◆ Source data:
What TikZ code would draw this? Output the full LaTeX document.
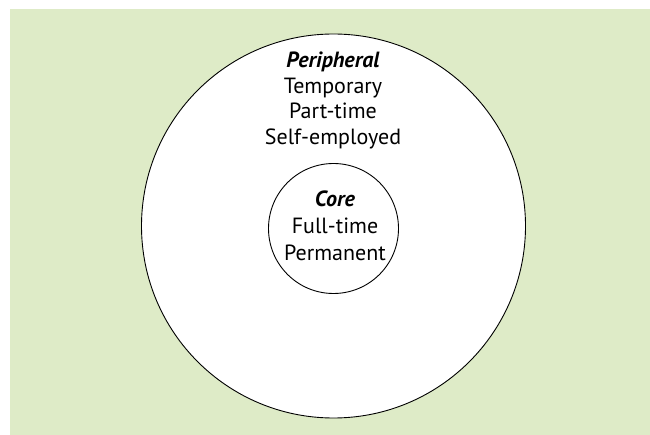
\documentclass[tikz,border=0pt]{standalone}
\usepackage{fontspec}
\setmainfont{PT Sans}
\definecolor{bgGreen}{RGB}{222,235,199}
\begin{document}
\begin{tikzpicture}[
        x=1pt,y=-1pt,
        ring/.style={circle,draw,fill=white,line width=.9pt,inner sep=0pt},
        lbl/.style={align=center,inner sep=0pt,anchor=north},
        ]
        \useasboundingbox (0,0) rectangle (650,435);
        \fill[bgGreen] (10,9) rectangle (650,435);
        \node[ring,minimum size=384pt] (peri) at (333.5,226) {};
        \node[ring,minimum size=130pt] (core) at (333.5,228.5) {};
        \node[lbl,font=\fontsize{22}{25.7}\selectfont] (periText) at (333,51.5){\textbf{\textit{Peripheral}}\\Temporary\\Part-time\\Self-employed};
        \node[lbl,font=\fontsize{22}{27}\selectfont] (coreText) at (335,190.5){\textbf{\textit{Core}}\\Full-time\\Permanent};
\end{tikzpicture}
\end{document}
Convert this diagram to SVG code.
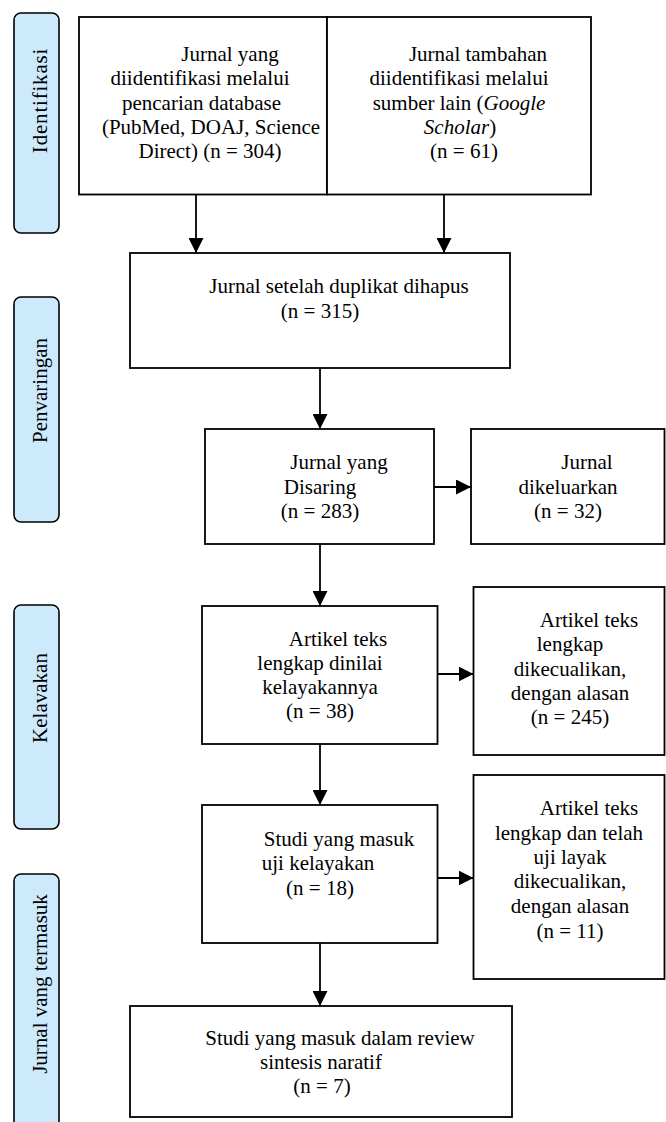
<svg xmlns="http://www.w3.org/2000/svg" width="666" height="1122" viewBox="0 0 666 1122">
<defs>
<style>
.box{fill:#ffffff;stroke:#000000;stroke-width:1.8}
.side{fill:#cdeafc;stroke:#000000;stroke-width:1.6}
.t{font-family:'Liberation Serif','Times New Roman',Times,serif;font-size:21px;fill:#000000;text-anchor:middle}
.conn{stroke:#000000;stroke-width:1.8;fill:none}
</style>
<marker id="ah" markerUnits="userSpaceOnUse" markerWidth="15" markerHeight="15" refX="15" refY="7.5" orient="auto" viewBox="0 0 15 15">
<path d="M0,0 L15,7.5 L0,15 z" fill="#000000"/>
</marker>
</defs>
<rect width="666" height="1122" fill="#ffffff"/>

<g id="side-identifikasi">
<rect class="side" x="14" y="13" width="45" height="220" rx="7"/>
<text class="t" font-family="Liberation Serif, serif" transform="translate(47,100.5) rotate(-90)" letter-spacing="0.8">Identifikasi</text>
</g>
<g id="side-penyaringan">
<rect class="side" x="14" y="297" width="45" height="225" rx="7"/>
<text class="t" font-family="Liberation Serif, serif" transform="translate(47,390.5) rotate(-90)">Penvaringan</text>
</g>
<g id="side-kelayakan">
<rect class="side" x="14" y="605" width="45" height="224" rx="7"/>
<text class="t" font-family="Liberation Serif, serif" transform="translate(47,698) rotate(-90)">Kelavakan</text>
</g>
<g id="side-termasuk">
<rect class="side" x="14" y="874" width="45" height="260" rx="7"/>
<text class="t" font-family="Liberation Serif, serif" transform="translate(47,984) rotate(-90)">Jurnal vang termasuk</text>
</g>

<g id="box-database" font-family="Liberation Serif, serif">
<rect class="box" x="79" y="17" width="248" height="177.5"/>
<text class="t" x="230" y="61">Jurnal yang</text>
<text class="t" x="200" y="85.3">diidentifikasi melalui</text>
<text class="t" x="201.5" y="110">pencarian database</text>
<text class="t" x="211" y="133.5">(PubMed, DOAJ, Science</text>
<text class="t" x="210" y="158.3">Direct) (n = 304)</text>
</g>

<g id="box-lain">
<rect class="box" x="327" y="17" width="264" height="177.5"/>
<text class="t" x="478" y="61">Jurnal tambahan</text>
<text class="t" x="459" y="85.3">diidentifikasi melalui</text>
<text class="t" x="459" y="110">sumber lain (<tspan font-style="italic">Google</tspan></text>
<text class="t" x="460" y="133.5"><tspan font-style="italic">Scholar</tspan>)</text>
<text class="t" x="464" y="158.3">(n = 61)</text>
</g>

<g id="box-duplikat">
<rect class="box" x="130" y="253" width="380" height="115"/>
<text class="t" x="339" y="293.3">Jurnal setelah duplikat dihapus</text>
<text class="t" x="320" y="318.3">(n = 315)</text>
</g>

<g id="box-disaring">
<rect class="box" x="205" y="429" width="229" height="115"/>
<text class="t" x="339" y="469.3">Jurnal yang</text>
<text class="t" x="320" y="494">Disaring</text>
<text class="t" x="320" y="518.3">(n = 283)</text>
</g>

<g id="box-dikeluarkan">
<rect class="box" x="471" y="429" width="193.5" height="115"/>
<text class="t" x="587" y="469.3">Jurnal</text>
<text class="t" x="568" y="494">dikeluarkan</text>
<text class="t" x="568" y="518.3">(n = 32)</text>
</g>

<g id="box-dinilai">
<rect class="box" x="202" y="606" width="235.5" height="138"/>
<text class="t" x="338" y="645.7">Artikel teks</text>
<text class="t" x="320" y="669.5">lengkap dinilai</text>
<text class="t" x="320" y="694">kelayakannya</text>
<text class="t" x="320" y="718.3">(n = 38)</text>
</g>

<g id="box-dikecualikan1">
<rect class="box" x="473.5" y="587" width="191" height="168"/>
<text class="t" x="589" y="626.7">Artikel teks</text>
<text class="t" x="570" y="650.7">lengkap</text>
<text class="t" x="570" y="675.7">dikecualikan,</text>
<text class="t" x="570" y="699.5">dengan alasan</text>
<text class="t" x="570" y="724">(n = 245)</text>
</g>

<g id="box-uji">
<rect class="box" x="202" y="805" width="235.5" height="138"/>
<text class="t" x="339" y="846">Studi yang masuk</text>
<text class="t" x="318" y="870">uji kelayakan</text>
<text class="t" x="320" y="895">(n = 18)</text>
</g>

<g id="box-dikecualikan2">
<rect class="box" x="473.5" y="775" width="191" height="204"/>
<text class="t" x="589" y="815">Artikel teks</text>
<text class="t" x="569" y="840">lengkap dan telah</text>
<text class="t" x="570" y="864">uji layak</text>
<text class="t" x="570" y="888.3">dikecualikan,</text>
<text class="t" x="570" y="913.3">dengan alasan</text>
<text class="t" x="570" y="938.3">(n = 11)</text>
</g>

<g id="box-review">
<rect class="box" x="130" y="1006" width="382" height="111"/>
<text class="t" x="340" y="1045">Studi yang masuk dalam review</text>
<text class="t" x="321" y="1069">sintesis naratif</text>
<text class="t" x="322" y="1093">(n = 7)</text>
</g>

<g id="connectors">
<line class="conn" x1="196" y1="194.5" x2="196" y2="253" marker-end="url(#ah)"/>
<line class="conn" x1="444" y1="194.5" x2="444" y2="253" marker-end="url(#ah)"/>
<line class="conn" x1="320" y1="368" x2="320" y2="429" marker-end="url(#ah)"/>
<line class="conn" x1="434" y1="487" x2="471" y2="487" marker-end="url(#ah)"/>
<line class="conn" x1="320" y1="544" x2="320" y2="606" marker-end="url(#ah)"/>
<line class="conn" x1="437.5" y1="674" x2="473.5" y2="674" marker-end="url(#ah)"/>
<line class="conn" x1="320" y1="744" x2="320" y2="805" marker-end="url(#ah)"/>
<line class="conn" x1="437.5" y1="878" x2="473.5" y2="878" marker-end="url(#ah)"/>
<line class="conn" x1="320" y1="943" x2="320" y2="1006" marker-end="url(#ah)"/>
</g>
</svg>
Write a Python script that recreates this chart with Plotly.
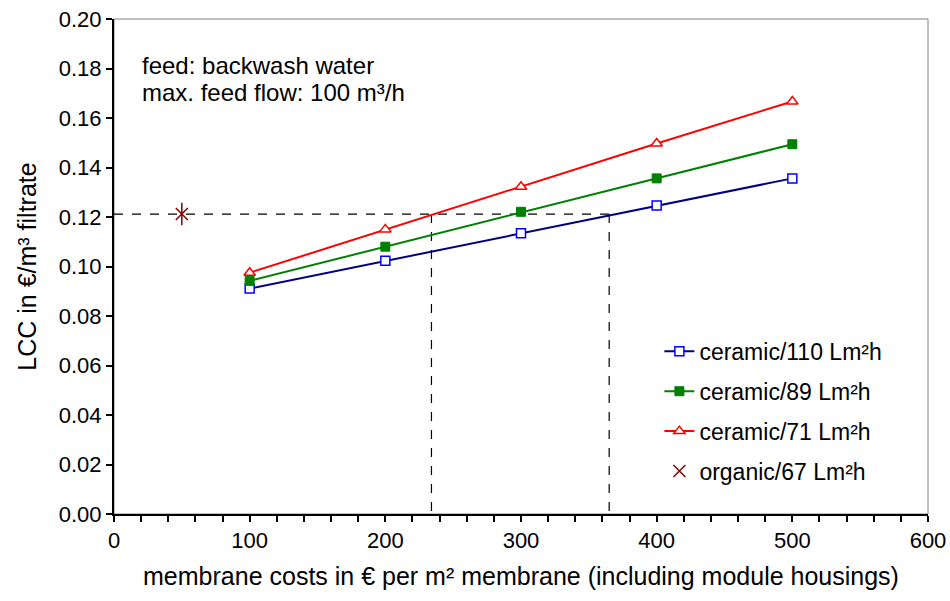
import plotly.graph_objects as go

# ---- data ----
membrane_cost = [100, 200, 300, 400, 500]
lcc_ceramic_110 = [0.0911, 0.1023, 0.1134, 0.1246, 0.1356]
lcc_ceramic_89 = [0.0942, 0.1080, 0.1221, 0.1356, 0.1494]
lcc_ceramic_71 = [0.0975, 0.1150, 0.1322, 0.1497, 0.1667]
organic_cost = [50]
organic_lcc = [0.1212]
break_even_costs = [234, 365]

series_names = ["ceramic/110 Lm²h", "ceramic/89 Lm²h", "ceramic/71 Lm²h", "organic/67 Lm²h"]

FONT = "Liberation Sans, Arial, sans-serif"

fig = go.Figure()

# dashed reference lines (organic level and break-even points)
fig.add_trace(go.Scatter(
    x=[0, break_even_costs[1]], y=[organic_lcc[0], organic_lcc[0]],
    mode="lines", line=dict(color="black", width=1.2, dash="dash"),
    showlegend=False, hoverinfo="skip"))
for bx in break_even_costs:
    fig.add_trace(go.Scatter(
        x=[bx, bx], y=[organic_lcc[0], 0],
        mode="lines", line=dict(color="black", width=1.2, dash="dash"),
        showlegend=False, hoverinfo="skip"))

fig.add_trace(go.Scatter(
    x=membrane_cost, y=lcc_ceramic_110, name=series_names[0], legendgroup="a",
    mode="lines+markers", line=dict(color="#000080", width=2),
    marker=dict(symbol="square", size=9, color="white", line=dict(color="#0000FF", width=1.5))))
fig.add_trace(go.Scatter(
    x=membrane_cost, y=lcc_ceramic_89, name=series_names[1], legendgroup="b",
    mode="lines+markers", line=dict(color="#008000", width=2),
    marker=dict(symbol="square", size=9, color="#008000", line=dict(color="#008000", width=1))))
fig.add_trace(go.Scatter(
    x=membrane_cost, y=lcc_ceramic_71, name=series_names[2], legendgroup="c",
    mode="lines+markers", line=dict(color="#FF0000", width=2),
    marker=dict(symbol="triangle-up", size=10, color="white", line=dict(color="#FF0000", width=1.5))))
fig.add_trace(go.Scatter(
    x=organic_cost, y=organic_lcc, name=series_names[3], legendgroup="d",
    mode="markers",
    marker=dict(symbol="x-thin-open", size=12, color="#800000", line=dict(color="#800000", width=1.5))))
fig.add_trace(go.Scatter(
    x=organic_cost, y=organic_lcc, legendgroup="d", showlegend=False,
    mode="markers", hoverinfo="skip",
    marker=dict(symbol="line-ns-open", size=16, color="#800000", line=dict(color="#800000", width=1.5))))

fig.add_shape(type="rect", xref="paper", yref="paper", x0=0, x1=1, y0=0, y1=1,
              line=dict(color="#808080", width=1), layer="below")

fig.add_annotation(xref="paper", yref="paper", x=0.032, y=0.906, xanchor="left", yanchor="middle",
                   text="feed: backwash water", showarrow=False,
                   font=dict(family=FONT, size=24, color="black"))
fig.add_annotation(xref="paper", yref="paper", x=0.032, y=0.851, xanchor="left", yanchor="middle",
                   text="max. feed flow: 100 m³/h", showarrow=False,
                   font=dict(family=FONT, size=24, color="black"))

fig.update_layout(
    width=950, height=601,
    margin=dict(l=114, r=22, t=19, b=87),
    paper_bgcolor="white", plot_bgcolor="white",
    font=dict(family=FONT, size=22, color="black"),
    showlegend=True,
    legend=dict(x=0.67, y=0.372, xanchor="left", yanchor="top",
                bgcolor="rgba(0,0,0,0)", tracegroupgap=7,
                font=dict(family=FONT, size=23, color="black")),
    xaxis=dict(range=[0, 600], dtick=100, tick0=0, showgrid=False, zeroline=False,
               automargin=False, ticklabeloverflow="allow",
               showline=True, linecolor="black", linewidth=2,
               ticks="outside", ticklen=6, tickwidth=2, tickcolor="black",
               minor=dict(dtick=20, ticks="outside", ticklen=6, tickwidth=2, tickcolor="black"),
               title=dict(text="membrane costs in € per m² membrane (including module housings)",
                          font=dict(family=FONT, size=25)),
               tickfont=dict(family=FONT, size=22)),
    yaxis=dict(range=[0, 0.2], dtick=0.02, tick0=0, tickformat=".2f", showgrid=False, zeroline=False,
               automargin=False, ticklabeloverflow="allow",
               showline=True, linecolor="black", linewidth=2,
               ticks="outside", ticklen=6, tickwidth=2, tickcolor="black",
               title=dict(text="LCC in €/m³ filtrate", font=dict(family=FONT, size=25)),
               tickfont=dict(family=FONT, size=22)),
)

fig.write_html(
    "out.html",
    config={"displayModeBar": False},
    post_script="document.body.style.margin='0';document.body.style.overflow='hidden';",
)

◆ Task brief: Pick each line holding the word "this" out of the listing.

◆ Complete response:
What TikZ code would draw this? Output the full LaTeX document.
Convert this diagram to SVG code.
Write a Python script that recreates this chart with Plotly.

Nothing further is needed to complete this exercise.